Southern workers arriving and leaving the territory’s mine sites must now avoid all community contact to help prevent spreading COVID-19, said Dominique Girard, Agnico Eagle’s vice-president of Nunavut operations, in an interview with Nunatsiaq News.
Agnico Eagle reminded all employees to practice self-isolation for 14 days after they return home.
Nunavut’s chief medical officer, Dr. Michael Patterson, said on Friday afternoon that he’s satisfied with the company’s precautions and will allow its mines to continue to operate.

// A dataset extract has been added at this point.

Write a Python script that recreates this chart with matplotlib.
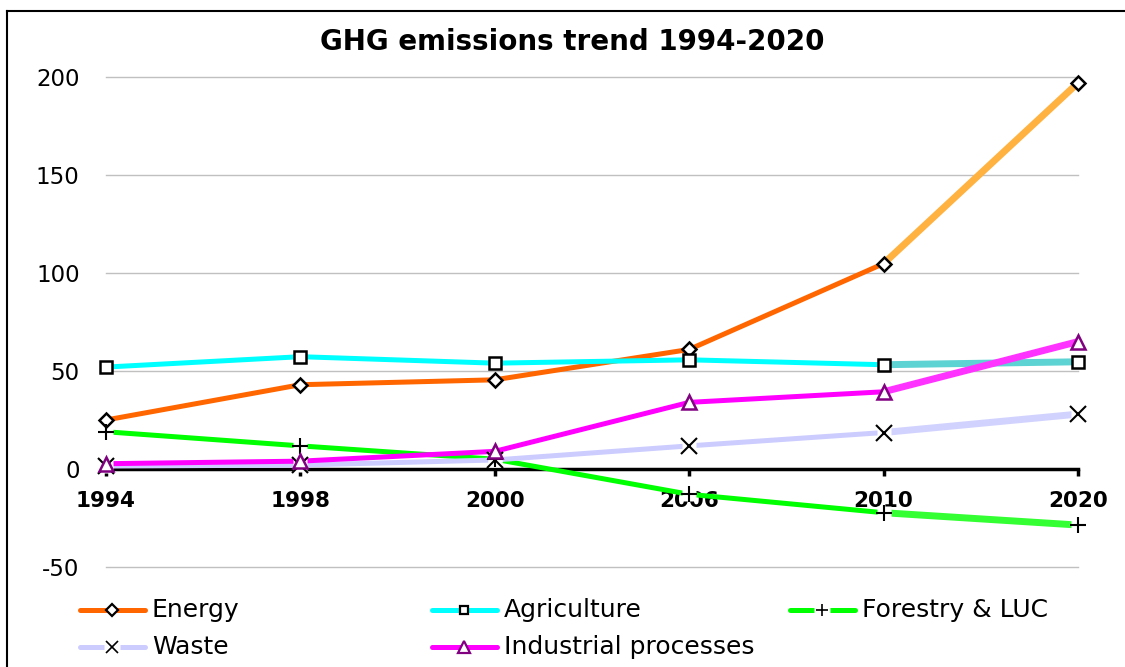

“I have reviewed the plans and preparations of Agnico Eagle Mines, and it is my belief that under the current circumstances their working arrangements do not represent a significant risk of spreading COVID-19 to the residents of Rankin Inlet,” Patterson said in a news release issued by the Hamlet of Rankin Inlet.
There have not been any confirmed cases of COVID-19 in Nunavut.
The company’s decision came after some Rankin Inlet residents used pickup trucks to block the road from their community to the Meliadine gold mine on the evening of Wednesday, March 18, with the goal of stopping Quebec-based workers from getting to the mine site.
On Thursday, March 19, Agnico Eagle decided that its Nunavut employees should return home, as had already been decided by the two other Nunavut mining companies.
All will all be off the mine sites by the end of the weekend.
Agnico Eagle workers will continue to receive their regular pay while they are off site, said the company, and they will be hired back when the pandemic crisis eases, Girard said.
In Nunavut, Agnico Eagle employs between 800 and 900 workers each week at its Meadowbank and Amaruq gold mines near Baker Lake and 600 and 625 workers each week at its Meliadine gold mine near Rankin Inlet.
Between 400 and 500 of these employees are Inuit.
The decision to send Nunavut workers back is hard, said Girard.
“We are missing them,” he said. “We are having to re-adapt because Inuit are integrated into the functioning of everything.”
Girard said he respected those who came out in their trucks to protest because “we’re in a democracy.”
For now, the company has no plans to put its mine into care and maintenance, as is the case for two other northern mines, Ekati in the Northwest Territories and Voisey’s Bay in Labrador.
“But things are moving very fast. Today as we’re speaking ‘no,’ but it could change with time,” Girard said.
Rankin Inlet Mayor Harry Towtongie said he went to see the blockade yesterday with Kivalliq Inuit Association President Kono Tattuinee.
“I think we have to do our best to keep each other safe,” said Towtongie. “Keep each other safe and keep care of what we can.”
For now, Towtongie said he’s leaving the decision on whether or not to keep the mine open to the professionals.
“People have to work and life has to go on. Life is going to go on and has to go on. One side of me thinks everything should shut down for a while, that the North should shut down for a while, and there is this other part of me that we need to keep this place where people go to work, ” Towtongie said.
“They can’t just lock it and shutter it down. There is always going to have to be someone there anyway.”